Salone del Libro: la piccola editoria vivace e i suoi lettori
Scritto da: Ezio Quarantelli
Tutti quelli che incontro mi chiedono del Salone del Libro, se c’è stato più pubblico, se si è venduto. Io rispondo per me, per quello che mi è parso, perché non ho ancora sentito due commenti che si assomiglino.
Più pubblico? Mah, forse un po’ meno, ma io su questo punto ho da sempre idee piuttosto confuse. Per tanti anni ho sentito ripetere che il pubblico cresceva, regolarmente, edizione dopo edizione: dovevano essere proprio pochi i visitatori all’inizio se per quasi un trentennio sono cresciuti con quel ritmo.
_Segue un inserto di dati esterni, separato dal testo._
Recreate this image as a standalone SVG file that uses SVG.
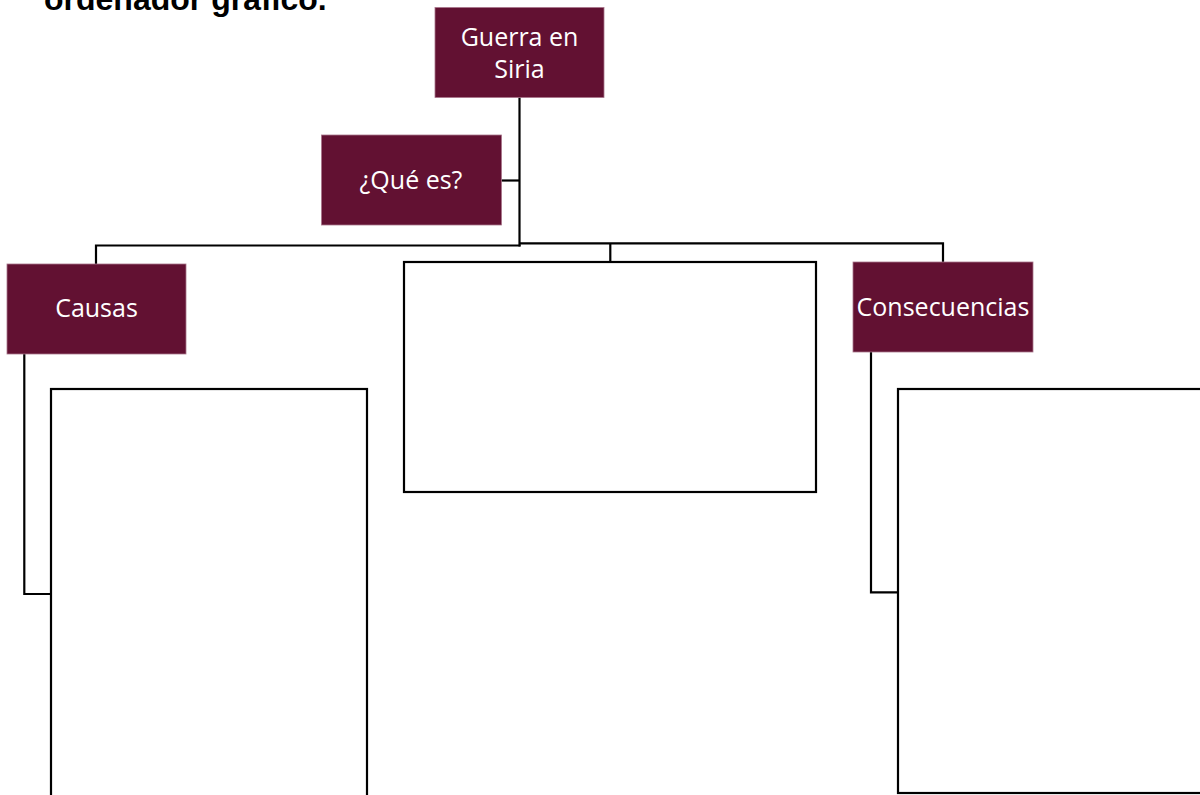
<svg xmlns="http://www.w3.org/2000/svg" width="1200" height="795" viewBox="0 0 1200 795">
<style>
.head{fill:#621132;stroke:#a8758a;stroke-width:0.8}
.lbl{font-family:"Open Sans","Noto Sans",sans-serif;font-size:25px;fill:#ffffff;text-anchor:middle}
.blank{fill:#ffffff;stroke:#000000;stroke-width:2.2}
.conn{fill:none;stroke:#000000;stroke-width:2.2;stroke-linejoin:miter}
.title{font-family:"Liberation Sans",Arial,sans-serif;font-weight:bold;font-size:32px;fill:#000000}
</style>
<rect width="1200" height="795" fill="#ffffff"/>
<text class="title" x="44" y="10">ordenador gráfico.</text>
<g id="connectors">
<path class="conn" d="M519.5,97 V246.5"/>
<path class="conn" d="M501,180.5 H519.5"/>
<path class="conn" d="M96,264 V245.5 H520.5"/>
<path class="conn" d="M519.5,243.3 H943 V262"/>
<path class="conn" d="M610.3,243.3 V262"/>
<path class="conn" d="M24.3,354 V594 H51"/>
<path class="conn" d="M871,352 V592.3 H898"/>
</g>
<g id="node-guerra">
<rect class="head" x="435" y="7.5" width="169" height="90"/>
<text class="lbl" x="519.5" y="45.7">Guerra en</text>
<text class="lbl" x="519.5" y="78.3">Siria</text>
</g>
<g id="node-que-es">
<rect class="head" x="321.5" y="135" width="180" height="90"/>
<text class="lbl" x="411" y="189.3">¿Qué es?</text>
</g>
<g id="node-causas">
<rect class="head" x="7" y="264" width="179" height="90"/>
<text class="lbl" x="96.5" y="317">Causas</text>
</g>
<g id="node-consecuencias">
<rect class="head" x="853" y="262" width="180" height="90"/>
<text class="lbl" x="943" y="316">Consecuencias</text>
</g>
<g id="node-middle-box">
<rect class="blank" x="404" y="262" width="412" height="230"/>
</g>
<g id="node-causas-box">
<rect class="blank" x="51" y="389" width="316" height="420"/>
</g>
<g id="node-consecuencias-box">
<rect class="blank" x="898" y="389" width="320" height="404"/>
</g>
</svg>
E le vendite? Per noi buone, abbiamo incassato una piccola cifra (non credete, per favore, a chi le spara grosse), ma è senz’altro più di quello che abbiamo fatto nel 2015.
E poi tanti lettori, appassionati e dialoganti, sono passati a trovarci e questa è forse la cosa più bella e che soltanto un Salone può darti.
In generale... be’, io penso da tempo che servirebbe una energica cura dimagrante: meno stand che con i libri non c’entrano, meno incontri, meno star. Ci avvantaggeremmo tutti se ci fosse un’atmosfera più raccolta e concentrata. Più pensata per i libri e meno per lo show.
Si è ormai diffusa la strana idea che tutto debba necessariamente tradursi in spettacolo, in ribalte affollate, luci sparate, code, applausi. Io, in tutta franchezza, per i libri immagino luoghi accoglienti, illuminati il giusto, silenziosi, che inducano alla riflessione, ai piaceri lenti della lettura, della parola ben meditata, della condivisione.
Come è mia abitudine ho seguito l’incontro organizzato dall’Associazione Italiana Editori dove ci hanno raccontato che il mercato dà segni di ripresa, dopo anni infami in cui anche i grandi gruppi hanno incominciato a scricchiolare (e sappiamo com’è andata a finire). Naturalmente c’è sempre chi guadagna e chi perde, e c’è chi dice che a guadagnare sono soprattutto i piccoli editori, per lo meno alcuni fra essi.
Io non so mai come valutare questi dati, che registrano spostamenti minimi, incuranti del fatto che non conosciamo i fatturati di Amazon, o degli effetti sulle vendite del «concorsone» per i precari della scuola.
Quello che posso dire è che vedo crescere una nuova generazione di piccoli editori, vivaci, determinati e capaci di proposte di grande qualità. Migliori di com’eravamo noi quando siamo nati negli anni '80 ( Lindau nel 1989).
Attorno al nostro stand ce n’era qualcuno. L’ho ammirato e ho pensato che poteva insegnarmi molto, anche se io faccio questo lavoro da parecchio.
E ho anche pensato che i giganti sono rari, ma quelli davvero intelligenti hanno la saggezza di salire sulle spalle di chi è venuto prima e di imparare dai suoi errori per fare meglio. È ovvio, faranno altri errori, ma, se sono davvero bravi, faranno errori diversi.